Man kann der ÖVP wirklich sehr viel vorhalten, aber sicherlich keinen Mangel an Unterhaltungswert. Immer für einen Lacher gut. Oder auch einmal für Staunen. Sehr oft für Entsetzen. So gut wie nie für Langeweile.
Erinnern Sie sich noch an die Wahl in Kärnten? Sie liegt eine politische Ewigkeit von zwei Wochen zurück und brachte ein Ergebnis, mit dem nicht viele Beobachter der Szenerie rechneten: Die ÖVP legte zu. Über 6000 Kärntner mehr gaben der Kanzlerpartei, die in Kärnten ohnehin ein eher beschauliches Schattendasein führt, ihre Stimme. Eine – man kann es gar nicht anders bezeichnen – Sensation! Wohltuend für die Kärntner Schwarzen, die nie in ihrer Geschichte auf Hausmacht, oder vielmehr Allmacht, wie ihre Parteikollegen in Niederösterreich oder Tirol blicken durften. Grund genug für den Bundesparteichef Nehammer, noch am Wahlsonntag die Hühner zu satteln und gen Kärnten zu reiten! Schließlich wollte er auch einmal dabei sein, wenn ein ÖVPler einen Wahlsieg außerhalb einer parteiinternen Veranstaltung einfährt. Und mit großen Pomp und Trara feierte der Oberschwarze zähnefletschend (oder lächelnd?) ein Ergebnis, das einige Prozentpunkte unterhalb des Bundesergebnisses der Umfragen der letzten Monate und Jahre liegt. Hauptsache ein Plus!

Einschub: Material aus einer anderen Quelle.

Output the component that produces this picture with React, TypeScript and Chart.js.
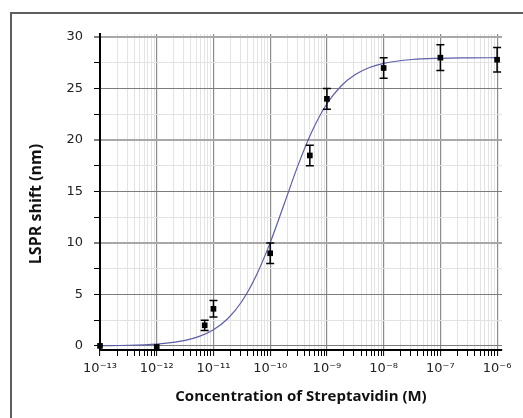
import React, { useEffect, useRef } from 'react';
import { Chart, registerables } from 'chart.js';

Chart.register(...registerables);

// Tick labels
const X_DECADES = [-13, -12, -11, -10, -9, -8, -7, -6];
const X_TICK_LABELS = ['10⁻¹³', '10⁻¹²', '10⁻¹¹', '10⁻¹⁰', '10⁻⁹', '10⁻⁸', '10⁻⁷', '10⁻⁶'];
const Y_TICK_VALUES = [0, 2.5, 5, 7.5, 10, 12.5, 15, 17.5, 20, 22.5, 25, 27.5, 30];

const X_TITLE = 'Concentration of Streptavidin (M)';
const Y_TITLE = 'LSPR shift (nm)';

// Measured data (concentration in M, LSPR shift in nm)
const CONC = [1e-13, 1e-12, 7e-12, 1e-11, 1e-10, 5e-10, 1e-9, 1e-8, 1e-7, 1e-6];
const SHIFT = [0, -0.1, 2.0, 3.6, 9.0, 18.5, 24.0, 27.0, 28.0, 27.8];
const SHIFT_ERR = [0, 0, 0.5, 0.8, 1.0, 1.0, 1.0, 1.0, 1.25, 1.2];

// Fitted curve (log10 concentration, shift)
const FIT_LOG_CONC = [-13, -12.5, -12, -11.75, -11.5, -11.25, -11, -10.75, -10.5, -10.25, -10, -9.75, -9.5, -9.25, -9, -8.75, -8.5, -8.25, -8, -7.5, -7, -6.5, -6];
const FIT_SHIFT = [0.02, 0.06, 0.18, 0.31, 0.53, 0.92, 1.57, 2.64, 4.31, 6.78, 10.03, 13.84, 17.68, 20.99, 23.52, 25.25, 26.36, 27.04, 27.44, 27.82, 27.94, 27.98, 28.0];

const isDecade = (v: number) => {
  const l = Math.log10(v);
  return Math.abs(l - Math.round(l)) < 1e-6;
};

export default function App() {
  const ref = useRef<HTMLCanvasElement>(null);

  useEffect(() => {
    const canvas = ref.current;
    if (!canvas) return;

    const errorBars = {
      id: 'errorBars',
      afterDatasetsDraw(chart: any) {
        const { ctx, scales } = chart;
        const x = scales.x;
        const y = scales.y;
        ctx.save();
        ctx.strokeStyle = '#000';
        ctx.lineWidth = 1.5;
        CONC.forEach((c, i) => {
          const e = SHIFT_ERR[i];
          if (!e) return;
          const px = x.getPixelForValue(c);
          const yt = y.getPixelForValue(SHIFT[i] + e);
          const yb = y.getPixelForValue(SHIFT[i] - e);
          ctx.beginPath();
          ctx.moveTo(px, yt);
          ctx.lineTo(px, yb);
          ctx.moveTo(px - 4, yt);
          ctx.lineTo(px + 4, yt);
          ctx.moveTo(px - 4, yb);
          ctx.lineTo(px + 4, yb);
          ctx.stroke();
        });
        ctx.restore();
      },
    };

    const yTitle = {
      id: 'yTitle',
      afterDraw(chart: any) {
        const { ctx, chartArea } = chart;
        ctx.save();
        ctx.translate(36, (chartArea.top + chartArea.bottom) / 2 + 12);
        ctx.rotate(-Math.PI / 2);
        ctx.font = 'bold 16px "Open Sans"';
        ctx.textAlign = 'center';
        ctx.textBaseline = 'middle';
        ctx.fillStyle = '#111';
        ctx.fillText(Y_TITLE, 0, 0);
        ctx.restore();
      },
    };

    const xTickValues: number[] = [];
    for (let d = -13; d < -6; d++) {
      for (let m = 1; m <= 9; m++) xTickValues.push(Number(`${m}e${d}`));
    }
    xTickValues.push(1e-6);

    const chart = new Chart(canvas, {
      type: 'scatter',
      data: {
        datasets: [
          {
            type: 'line',
            data: FIT_LOG_CONC.map((l, i) => ({ x: Math.pow(10, l), y: FIT_SHIFT[i] })),
            borderColor: '#5b5ea8',
            borderWidth: 1.2,
            pointRadius: 0,
            cubicInterpolationMode: 'monotone',
            fill: false,
            order: 2,
          } as any,
          {
            data: CONC.map((c, i) => ({ x: c, y: SHIFT[i] })),
            pointStyle: 'rect',
            pointRadius: 4,
            backgroundColor: '#000',
            borderColor: '#000',
            borderWidth: 0,
            clip: false,
            order: 1,
          } as any,
        ],
      },
      options: {
        animation: false,
        responsive: false,
        events: [],
        layout: { padding: { left: 0, top: 34, right: 21, bottom: 0 } },
        plugins: { legend: { display: false }, tooltip: { enabled: false } },
        scales: {
          x: {
            type: 'logarithmic',
            min: 1e-13,
            max: 1.22e-6,
            afterBuildTicks: (s: any) => {
              s.ticks = xTickValues.map((v) => ({ value: v, major: isDecade(v) }));
            },
            afterFit: (s: any) => {
              s.height = 68;
            },
            ticks: {
              autoSkip: false,
              maxRotation: 0,
              minRotation: 0,
              padding: 5,
              color: '#222',
              font: { family: 'DejaVu Sans', size: 13 },
              callback: (value: any) => {
                const v = Number(value);
                if (!isDecade(v)) return '';
                const i = X_DECADES.indexOf(Math.round(Math.log10(v)));
                return i >= 0 ? X_TICK_LABELS[i] : '';
              },
            },
            grid: {
              color: (c: any) => (c.tick && isDecade(c.tick.value) ? '#8c8c8c' : '#e3e3e3'),
              lineWidth: (c: any) => (c.tick && isDecade(c.tick.value) ? 1.2 : 1),
              tickColor: '#000',
              tickLength: 6,
              tickWidth: 1,
            },
            border: { color: '#000', width: 2 },
            title: {
              display: true,
              text: X_TITLE,
              color: '#111',
              font: { family: 'Open Sans', size: 15, weight: 'bold' },
              padding: { top: 0, bottom: 12 },
            },
          },
          y: {
            type: 'linear',
            min: -0.4,
            max: 30.3,
            afterBuildTicks: (s: any) => {
              s.ticks = Y_TICK_VALUES.map((v) => ({ value: v }));
            },
            afterFit: (s: any) => {
              s.width = 100;
            },
            ticks: {
              autoSkip: false,
              padding: 11,
              color: '#222',
              font: { family: 'DejaVu Sans', size: 13 },
              callback: (value: any) => (Number(value) % 5 === 0 ? String(value) : ''),
            },
            grid: {
              color: (c: any) => {
                const v = c.tick ? c.tick.value : 0;
                if (v % 10 === 0 && v !== 0) return '#a8a8a8';
                if (v % 5 === 0) return '#7c7c7c';
                return '#e2e2e2';
              },
              lineWidth: (c: any) => {
                const v = c.tick ? c.tick.value : 0;
                return v % 10 === 0 && v !== 0 ? 2 : 1;
              },
              tickColor: '#000',
              tickLength: 6,
              tickWidth: 1,
            },
            border: { color: '#000', width: 2 },
          },
        },
      },
      plugins: [errorBars, yTitle],
    } as any);

    return () => chart.destroy();
  }, []);

  return (
    <div style={{ position: 'absolute', left: 0, top: 0, width: 523, height: 418, background: '#fff', overflow: 'hidden' }}>
      <div
        style={{
          position: 'absolute',
          left: 10,
          top: 12,
          width: 600,
          height: 500,
          borderLeft: '2px solid #5e5e5e',
          borderTop: '2px solid #5e5e5e',
        }}
      />
      <canvas ref={ref} width={523} height={418} style={{ position: 'absolute', left: 0, top: 0 }} />
    </div>
  );
}
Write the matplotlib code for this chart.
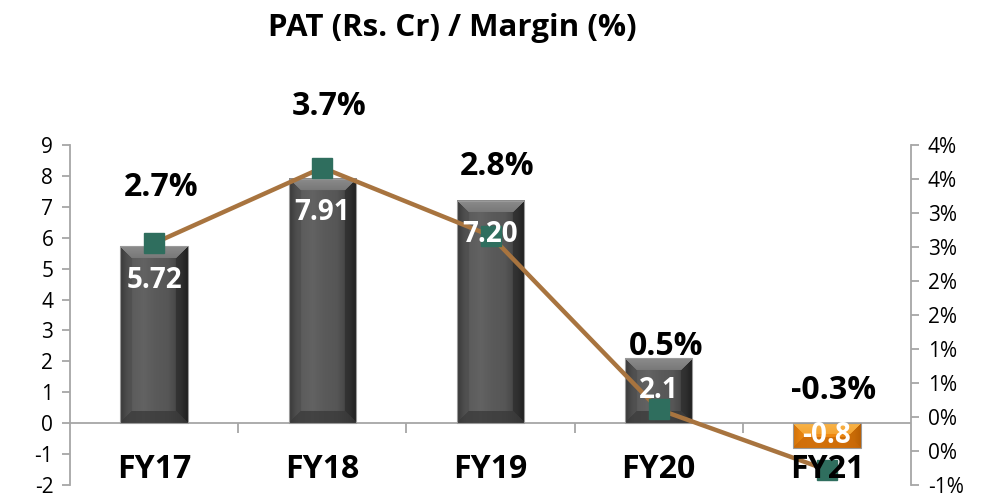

Doch dann wurde man wieder mal etwas übermütig in der Spitze der ÖVP. Und rasch bastelte man an der mehr einer Wunschvorstellung als der Realität entsprechenden Gedankenwelt, in der die ÖVP nun eine „Trendumkehr“ geschafft hätte, und es nun wieder aufwärts ginge. Nehammer sah sich und sein Team schon als die Sieger von morgen, eine Mannschaft, die an die Erfolge eines gewissen Sebastian K., von dem niemand jemals etwas gehört hatte, anschließen wird. Und in diesem Überschwang der Gefühle und Selbstgefälligkeit hielt dieser ÖVP-Chef eine Rede, die – in aller Höflichkeit – entbehrlich war. Hand aufs Herz: Wenn man sich durch diesen unangenehmen Vortrag des Kanzlers als Zuhörer gequält hatte, stellte man die durchaus berechtigte Frage, ob denn dieser Karl Nehammer tatsächlich „Kommunikationstrainer“ im Zivilberuf war? Denn neben den inhaltlichen Kuriositäten fiel dem geneigten (und geduldigen) Zuhörer ein mehr als seltsames Zusammenspiel aus Mimik und Gestik auf. Die ständigen Handkantenschläge durch den leeren Raum waren noch das kleinste Übel des schrecklichen Auftritts. Nehammer zeigte sein völliges Unverstehen und Unverständnis für Dinge, mit denen Österreicherinnen und Österreicher gerade dank der Politik seiner Partei tagtäglich konfrontiert sind: Wenn die Mieten unbezahlbar werden, soll man sich ein Haus kaufen… Die Schüler erlernen „digitale Kompetenz“ durch kostenlose E-Papers, die allerdings nur vom Presserat empfohlen werden sollen… Und die Corona-Maßnahmen waren den einen zu streng, den anderen zu lasch…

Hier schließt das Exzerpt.